Perché se il genocidio degli ebrei da parte dei nazisti resta il maggiore e impareggiabile crimine storico, almeno della storia moderna, altri due “genocidi” antisemiti, certo di un livello di mostruosità inferiore e difforme tra loro, ma pur tuttavia gravissimi, si sono sviluppati nel nostro secolo.
Il primo è il già ricordato “genocidio” anticomunista ad opera di Stalin e del suo regime. Il secondo è il genocidio della memoria attuato da borghesi conservatori e liberali, socialdemocratici, stalinisti e, ovviamente in primo luogo sionisti. Quello che ha voluto utilizzare il genocidio nazista e i massacri stalinisti per cancellare la memoria dello Yiddishland di prima della Seconda guerra mondiale, in cui la maggioranza del popolo ebraico era antisionista e in cui i marxisti rivoluzionari furono parte importante.

Ricordare Marek Edelman e i rivoluzionari ebrei antisionisti dell’insurrezione del ‘43 significa per noi combattere anche questo terzo “genocidio” antisemita.

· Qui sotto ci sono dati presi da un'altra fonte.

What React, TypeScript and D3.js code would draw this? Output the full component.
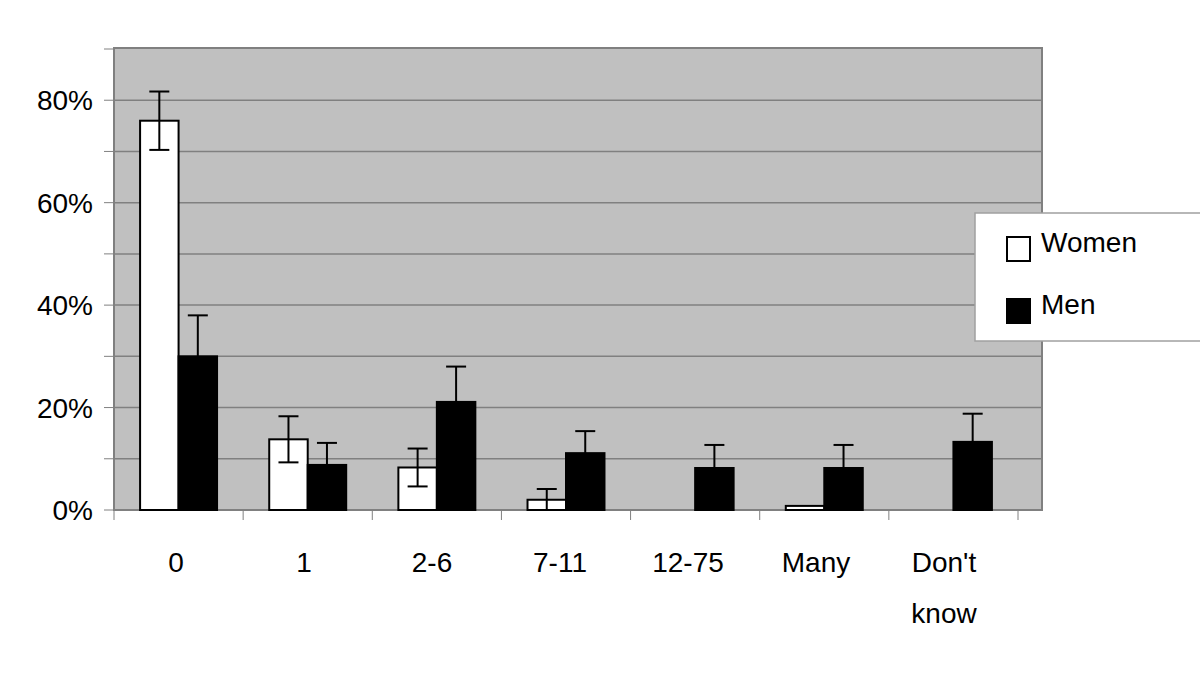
import React from "react";
import * as d3 from "d3";

const categories = ["0", "1", "2-6", "7-11", "12-75", "Many", "Don't know"];
const seriesNames = ["Women", "Men"];
const women = [76, 13.8, 8.3, 2, 0, 0.8, 0];
const womenErr = [5.7, 4.5, 3.7, 2.1, 0, 0, 0];
const men = [30, 8.8, 21.1, 11.1, 8.2, 8.2, 13.3];
const menErr = [8, 4.3, 6.9, 4.3, 4.5, 4.5, 5.5];
const yTickLabels = [0, 20, 40, 60, 80];

const FONT = "'Liberation Sans', Arial, sans-serif";

export default function App() {
  const width = 1200;
  const height = 679;
  const plot = { left: 114, right: 1042, top: 48, bottom: 510 };
  const axisRight = 1018;

  const x = d3
    .scaleBand()
    .domain(categories)
    .range([plot.left, axisRight])
    .paddingInner(0.404)
    .paddingOuter(0.202);
  const step = x.step();
  const inner = d3.scaleBand().domain(seriesNames).range([0, x.bandwidth()]);
  // category labels sit a little left of the band centres in the original
  const labelX = d3.scalePoint().domain(categories).range([176, 944]);

  const y = d3.scaleLinear().domain([0, 90]).range([plot.bottom, 49]);
  const gridTicks = d3.range(10, 90, 10);
  const minorTicks = d3.range(0, 100, 10);

  const rows = categories.map((c, i) => ({
    cat: c,
    values: [
      { name: "Women", v: women[i], e: womenErr[i], fill: "#fff" },
      { name: "Men", v: men[i], e: menErr[i], fill: "#000" },
    ],
  }));

  const boundaries = categories.map((c) => (x(c) as number) + x.bandwidth() / 2 - step / 2);
  boundaries.push(axisRight);

  return (
    <div style={{ position: "absolute", left: 0, top: 0 }}>
      <svg width={width} height={height} style={{ display: "block", background: "#fff" }}>
        {/* plot background */}
        <rect
          x={plot.left}
          y={plot.top}
          width={plot.right - plot.left}
          height={plot.bottom - plot.top}
          fill="#c0c0c0"
        />
        {gridTicks.map((t) => (
          <line
            key={t}
            x1={plot.left}
            x2={plot.right}
            y1={y(t)}
            y2={y(t)}
            stroke="#808080"
            strokeWidth={1.5}
          />
        ))}
        <rect
          x={plot.left}
          y={plot.top}
          width={plot.right - plot.left}
          height={plot.bottom - plot.top}
          fill="none"
          stroke="#808080"
          strokeWidth={2}
        />

        {/* y axis ticks and labels */}
        {minorTicks.map((t) => (
          <line key={t} x1={104} x2={plot.left} y1={y(t)} y2={y(t)} stroke="#808080" strokeWidth={1} />
        ))}
        {yTickLabels.map((t) => (
          <text
            key={t}
            x={93}
            y={y(t)}
            dy="0.36em"
            textAnchor="end"
            fontFamily={FONT}
            fontSize={28}
            fill="#000"
          >
            {t}%
          </text>
        ))}

        {/* x axis ticks */}
        {boundaries.map((b, i) => (
          <line key={i} x1={b} x2={b} y1={plot.bottom} y2={plot.bottom + 10} stroke="#808080" strokeWidth={1} />
        ))}

        {/* bars */}
        {rows.map((r) => (
          <g key={r.cat} transform={`translate(${x(r.cat)},0)`}>
            {r.values.map((d) =>
              d.v > 0 ? (
                <rect
                  key={d.name}
                  x={inner(d.name)}
                  y={y(d.v)}
                  width={inner.bandwidth()}
                  height={y(0) - y(d.v)}
                  fill={d.fill}
                  stroke="#000"
                  strokeWidth={2}
                />
              ) : null
            )}
            {r.values.map((d) => {
              if (d.e <= 0) return null;
              const cx = (inner(d.name) as number) + inner.bandwidth() / 2;
              const lo = Math.max(0, d.v - d.e);
              const hi = d.v + d.e;
              return (
                <g key={d.name + "err"} stroke="#000" strokeWidth={2}>
                  <line x1={cx} x2={cx} y1={y(lo)} y2={y(hi)} />
                  <line x1={cx - 10} x2={cx + 10} y1={y(hi)} y2={y(hi)} />
                  {lo > 0 ? <line x1={cx - 10} x2={cx + 10} y1={y(lo)} y2={y(lo)} /> : null}
                </g>
              );
            })}
          </g>
        ))}

        {/* x labels */}
        {categories.map((c) => {
          const cx = labelX(c) as number;
          const parts = c === "Don't know" ? ["Don't", "know"] : [c];
          return (
            <text key={c} textAnchor="middle" fontFamily={FONT} fontSize={28} fill="#000">
              {parts.map((p, j) => (
                <tspan key={j} x={cx} y={572 + j * 51}>
                  {p}
                </tspan>
              ))}
            </text>
          );
        })}

        {/* legend */}
        <rect x={975} y={213} width={240} height={128} fill="#fff" stroke="#a0a0a0" strokeWidth={1.5} />
        {seriesNames.map((s, i) => (
          <g key={s} transform={`translate(1007,${237 + i * 62})`}>
            <rect x={0} y={0} width={23} height={24} fill={i === 0 ? "#fff" : "#000"} stroke="#000" strokeWidth={2} />
            <text x={34} y={15} fontFamily={FONT} fontSize={28} fill="#000">
              {s}
            </text>
          </g>
        ))}
      </svg>
    </div>
  );
}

L’antisionismo non è antisemitismo, ma doveroso antimperialismo, anticolonialismo e antirazzismo. I sionisti e lo stato dell’apartheid antiarabo di Israele non sono, oggi, meno che mai gli eredi degli eroici combattenti del ghetto e della maggioranza del popolo ebraico dell’Europa dell’Est e della sua grande tradizione rivoluzionaria per una Palestina unita, laica e socialista, nella quale sulla base dell’autodeterminazione del popolo arabo possano vivere insieme in pace arabi ed ebrei.